I am about to have my first date with a pretty lady who said is excited to see me today. I'm writing this on Jan 26 of this year. Yes, I'm months ahead with my writing schedule that I don't really feel like checking up on normal holidays or current events. This is probably the disadvantage that the things I write about may have already passed but it's good for me to go back and check up on how I was doing before then.
There's really no guarantee that things will go well, but I hope it does as always. I'm mainly looking at matching up our values and opening for any type of romance. I don't care how the looks are on the outside really anymore. I really enjoy the journey of becoming a better person and being there at the right time and place while possibly sharing it with someone special.

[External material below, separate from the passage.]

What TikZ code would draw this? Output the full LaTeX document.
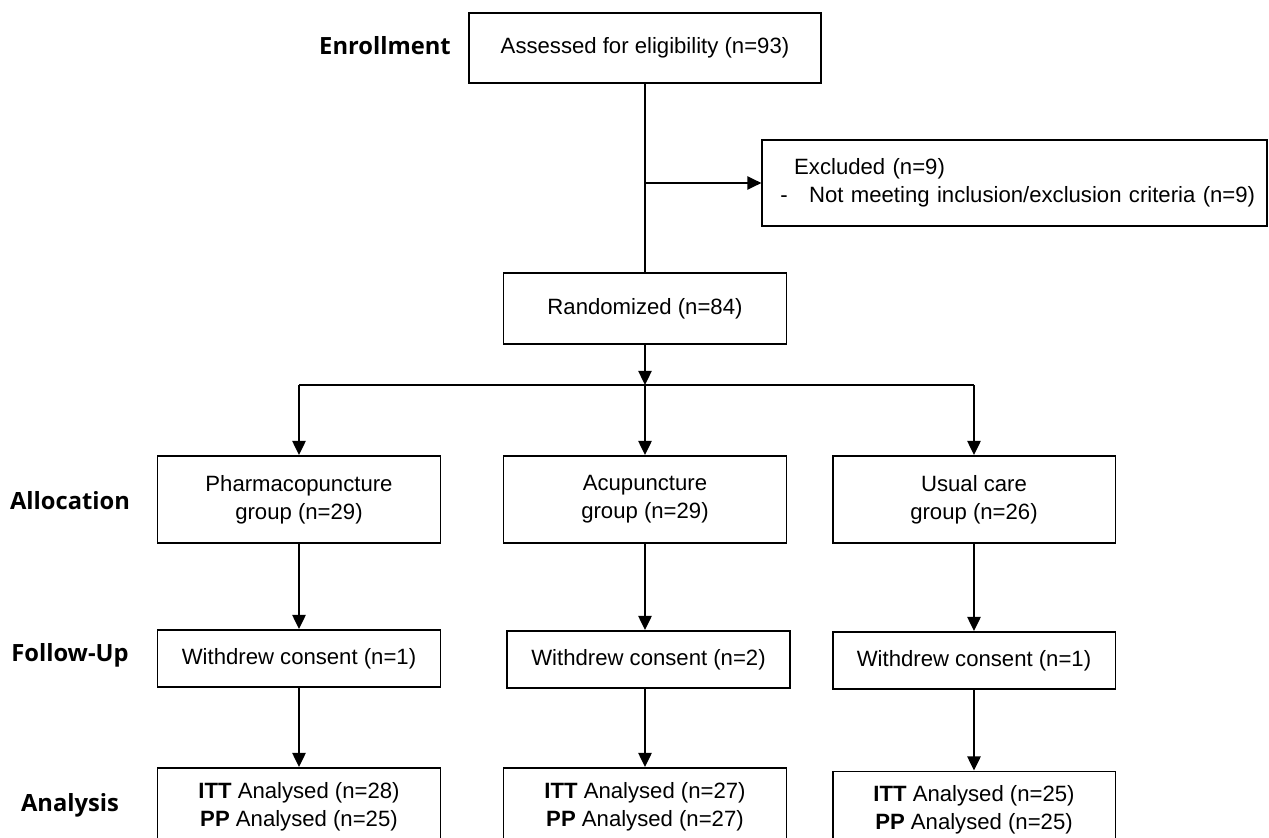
\documentclass[tikz,border=0pt]{standalone}
\usepackage{fontspec}
\setmainfont{Liberation Sans}
\newfontfamily\stagefont{Open Sans}
\usetikzlibrary{arrows.meta}
\begin{document}
\begin{tikzpicture}[x=0.02cm,y=-0.02cm,line width=1.1pt,>={Triangle[length=8pt,width=7.5pt]},
  itm/.style={draw=black,rectangle,minimum width=5.66cm,align=center,inner sep=0pt,font=\fontsize{12.6}{15.9}\selectfont},
  lbl/.style={font=\stagefont\bfseries\fontsize{13.5}{16}\selectfont}]
\useasboundingbox (0,0) rectangle (1269,838);
\node[lbl] (Le) at (385,46) {Enrollment};
\node[lbl] (La) at (70,501) {Allocation};
\node[lbl] (Lf) at (70,655) {Follow-Up};
\node[lbl] (Ln) at (70,805) {Analysis};
\node[itm,minimum width=7.04cm,minimum height=1.4cm] (Ae) at (645,48) {Assessed for eligibility (n=93)};
\node[itm,minimum height=1.72cm,inner xsep=4pt,text width=279pt,align=left] (Ex) at (1014.5,183)
  {\hspace*{14.1pt}Excluded (n=9)\\\hspace*{6.2pt}-\hspace{12.2pt}Not meeting inclusion/exclusion criteria (n=9)};
\node[itm,minimum height=1.42cm] (R) at (645,308.5) {Randomized (n=84)};
\node[itm,minimum height=1.74cm] (P) at (299,499.5) {Pharmacopuncture\\group (n=29)};
\node[itm,minimum height=1.74cm] (A) at (645,499.5) {Acupuncture\\group (n=29)};
\node[itm,minimum height=1.74cm] (U) at (974,499.5) {Usual care\\group (n=26)};
\node[itm,minimum height=1.14cm] (WP) at (299,658.5) {Withdrew consent (n=1)};
\node[itm,minimum height=1.14cm] (WA) at (648.5,659.5) {Withdrew consent (n=2)};
\node[itm,minimum height=1.14cm] (WU) at (974,660.5) {Withdrew consent (n=1)};
\node[itm,minimum height=1.54cm] (NP) at (299,806.5) {\textbf{ITT} Analysed (n=28)\\\textbf{PP} Analysed (n=25)};
\node[itm,minimum height=1.54cm] (NA) at (645,806.5) {\textbf{ITT} Analysed (n=27)\\\textbf{PP} Analysed (n=27)};
\node[itm,minimum height=1.54cm] (NU) at (974,810) {\textbf{ITT} Analysed (n=25)\\\textbf{PP} Analysed (n=25)};
\coordinate (S) at (645,385);
\draw (Ae.south) -- (Ae.south |- R.north);
\draw[->] (Ae.south |- Ex.west) -- (Ex.west);
\draw[->] (R) -- (S);
\draw (P.north |- S) -- (U.north |- S);
\draw[->] (P.north |- S) -- (P);
\draw[->] (S) -- (A);
\draw[->] (U.north |- S) -- (U);
\draw[->] (P) -- (WP);
\draw[->] (A) -- (A |- WA.north);
\draw[->] (U) -- (WU);
\draw[->] (WP) -- (NP);
\draw[->] (S |- WA.south) -- (NA);
\draw[->] (WU) -- (NU);
\end{tikzpicture}
\end{document}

This lady I'll be meeting today might be someone special since I never expected anyone like her to take some interest in me. I have to not be shallow; otherwise, I will suffer from being filled with preconceived negativity over knowing that so many insecure and physically vulnerable women see my short height as a bad thing. I have accepted that their minds won't be changed and there's nothing I can really do about it except going after doing the things that really matter. In other words, I can just be smarter, nicer, and do things in a better way which are so many times more important than fretting about not being able to provide an immature and physically attractive lady comfort over a superficial layer that I can't really improve upon. At least I have a purpose in life and can obtain happiness with the fullest amount of self-confidence!
Also, there are already women out there who might be open-minded to a guy who just has really good and permanent characteristics that he obtained over time and they are very attracted to. My soulmate really has more growing to do as a person, since she's in the dating crowd who wants to be with a specific height; otherwise, she will feel bothered about dating a compatible guy who doesn't meet her physical standard. Also my soulmate can be so grouchy, impatient, immature, and negative sometimes. I really see these things about her now as they are brought to light after she initiated a fall out with me. I'll be looking to mend ways with her though as good friends should soon after I find myself a girlfriend.